In their hey-day, all of these women gave the 'men of violence' in Dutch's gang TIME to focus on bigger schemes to make MONEY, until Dutch had realised that America would never be the 'Land of Opportunity' for people like him.
This is how the Gang's fortunes peaked with the Blackwater ferry heist, which brought their total gang money to around $250,000, an extraordinary sum of cash for the era. Well enough to realistically get them far away from their American life and start over in Australia (my country, and the most plausible analog to the American West in 1899)*.
In other words, before the upheaval in Blackwater, Dutch's system for the gang, including half a dozen women, worked really well. Each person in the gang, including each woman, was a talented criminal and valuable member of the gang in their own right.
And this might sound crass, but I think if you're going to have women in your big group of Wild West criminals, you need to have more than one or two, and there probably better be a mix of sex-workers and non-sex-workers, to prevent depression and sexual violence, or otherwise you won't have any women at all… (Poor Molly O'Shea is the story's eample of what happens to a woman who is isolated and emotionally neglected.)
In this way, the Dutch van der Linde Gang was perfectly balanced, before the events of Red Dead Redemption 2.
To answer your question: If Mary-Beth wasn't in the game, obviously I wouldn't know what I was missing. But knowing her now, I would miss the conversations we had in camp, and the way she was the only person in the whole group to go on to have a peaceful life and successful career (I don't count being a Reverend a career, but of course it is considered that by some).
Mary-Beth was that person. And you can see it in all your interactions with her. She wasn't going to marry for money like Tilly. She believed in love — of doing good, and of "doing the good thing". I worried a lot for her. And she rightly survived the story.
And finally, I really believe that Mary-Beth was supposed to offer a vision of an "Alternate Life" to Arthur, a more realistic one than Arthur's one-time love, who, it's absolutely no coincidence, is named "Mary". If you find two almost-identical names in a story, you can be certain it is intentional, or one would have been changed.
Arthur Morgan may admire Abigail Roberts, and have slept with her in the past, before John Marston fathered a child with her. But Mary-Beth not only understands Arthur and accepts him, she is also the more generous and life-affirming option between her and Mary Linton, who uses him when it suits her, but finds him completely confounding and utterly disappointing.

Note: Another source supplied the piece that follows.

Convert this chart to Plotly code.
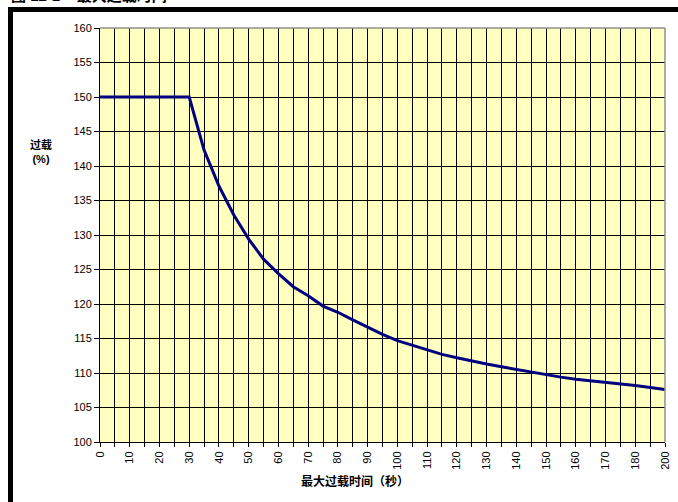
import plotly.graph_objects as go

# Data
categories = [str(v) for v in list(range(0, 185, 5)) + [190, 200]]
overload = [150, 150, 150, 150, 150, 150, 150,
            142.3, 137.1, 132.9, 129.4, 126.5, 124.4, 122.5, 121.2, 119.7, 118.8,
            117.7, 116.6, 115.6, 114.7, 114.0, 113.4, 112.7, 112.2, 111.7, 111.3,
            110.9, 110.5, 110.2, 109.8, 109.4, 109.1, 108.9, 108.7, 108.5, 108.2,
            107.9, 107.6]
tick_text = [c if i % 2 == 0 else "" for i, c in enumerate(categories)]
y_ticks = list(range(100, 165, 5))

FONT = "Arial, Liberation Sans, Noto Sans CJK SC"

fig = go.Figure()
fig.add_trace(go.Scatter(x=categories, y=overload, mode="lines",
                         line=dict(color="#000080", width=3), hoverinfo="skip"))

W, H = 678, 502
L, R, T, B = 100, 13, 28, 60
pw, ph = W - L - R, H - T - B

def px(x):
    return (x - L) / pw

def py(y):
    return (H - B - y) / ph

fig.update_layout(
    width=W, height=H,
    margin=dict(l=L, r=R, t=T, b=B, autoexpand=False),
    paper_bgcolor="white", plot_bgcolor="#FFFFC0",
    showlegend=False,
    font=dict(family=FONT, size=11, color="black"),
    xaxis=dict(type="category", categoryorder="array", categoryarray=categories,
               range=[0, len(categories) - 1],
               tickmode="array", tickvals=categories, ticktext=tick_text,
               tickangle=-90, ticks="outside", ticklen=4, tickcolor="black",
               showline=True, linecolor="black", linewidth=1,
               showgrid=True, gridcolor="black", gridwidth=1,
               tickfont=dict(family=FONT, size=11), zeroline=False),
    yaxis=dict(range=[100, 160], tickvals=y_ticks,
               ticks="outside", ticklen=5, tickcolor="black",
               showline=True, linecolor="black", linewidth=1,
               showgrid=True, gridcolor="black", gridwidth=1,
               tickfont=dict(family=FONT, size=11), zeroline=False),
    shapes=[
        dict(type="line", xref="paper", yref="paper", x0=0, x1=1, y0=1, y1=1,
             line=dict(color="#909090", width=1.5)),
        dict(type="line", xref="paper", yref="paper", x0=1, x1=1, y0=0, y1=1,
             line=dict(color="#909090", width=1.5)),
        dict(type="line", xref="paper", yref="paper", x0=px(8), x1=px(700),
             y0=py(9.5), y1=py(9.5), line=dict(color="black", width=5)),
        dict(type="line", xref="paper", yref="paper", x0=px(10.5), x1=px(10.5),
             y0=py(7), y1=py(520), line=dict(color="black", width=5)),
    ],
    annotations=[
        dict(text="<b>图 12-1    最大过载时间</b>", xref="paper", yref="paper",
             x=px(9), y=py(6), xanchor="left", yanchor="bottom", showarrow=False,
             font=dict(family=FONT, size=15, color="black")),
        dict(text="<b>过载<br>(%)</b>", xref="paper", yref="paper",
             x=px(41), y=py(151), xanchor="center", yanchor="middle", showarrow=False,
             font=dict(family=FONT, size=11, color="black")),
        dict(text="<b>最大过载时间（秒）</b>", xref="paper", yref="paper",
             x=px(355), y=py(481), xanchor="center", yanchor="middle", showarrow=False,
             font=dict(family=FONT, size=12, color="black")),
    ],
)

fig.write_html("out.html", config={"displayModeBar": False},
               post_script="document.body.style.margin='0px';document.body.style.overflow='hidden';")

The same purpose was fulfilled in the first game, Red Dead Redemption, with Bonnie Marston serving as a vision of a realistic "Alternate Life" for John Marston, if he didn't have responsibility to Jack and Abigail. A life, and a love, that could never be.
Just like Mary-Beth Gaskill and Tuberculosis-Arthur Morgan.
Conclusion: Mary-Beth sure is a great gal, with easily the least blood on her hands of any of the women in the gang.
This was fun to write. Questioning why characters are in a story is not bad to do, at all. I love it.
*Dutch changing "farming in Australia" to "sipping Mai-Thais in Tahiti" in the story represents his loosening grip on reality. But I'm sure you knew that. Feel free to ask me more questions!
PS: Some extra thinking… Notice I didn't have to mention Javier Esquela once? What purpose does he serve other than being in the first game? Eh?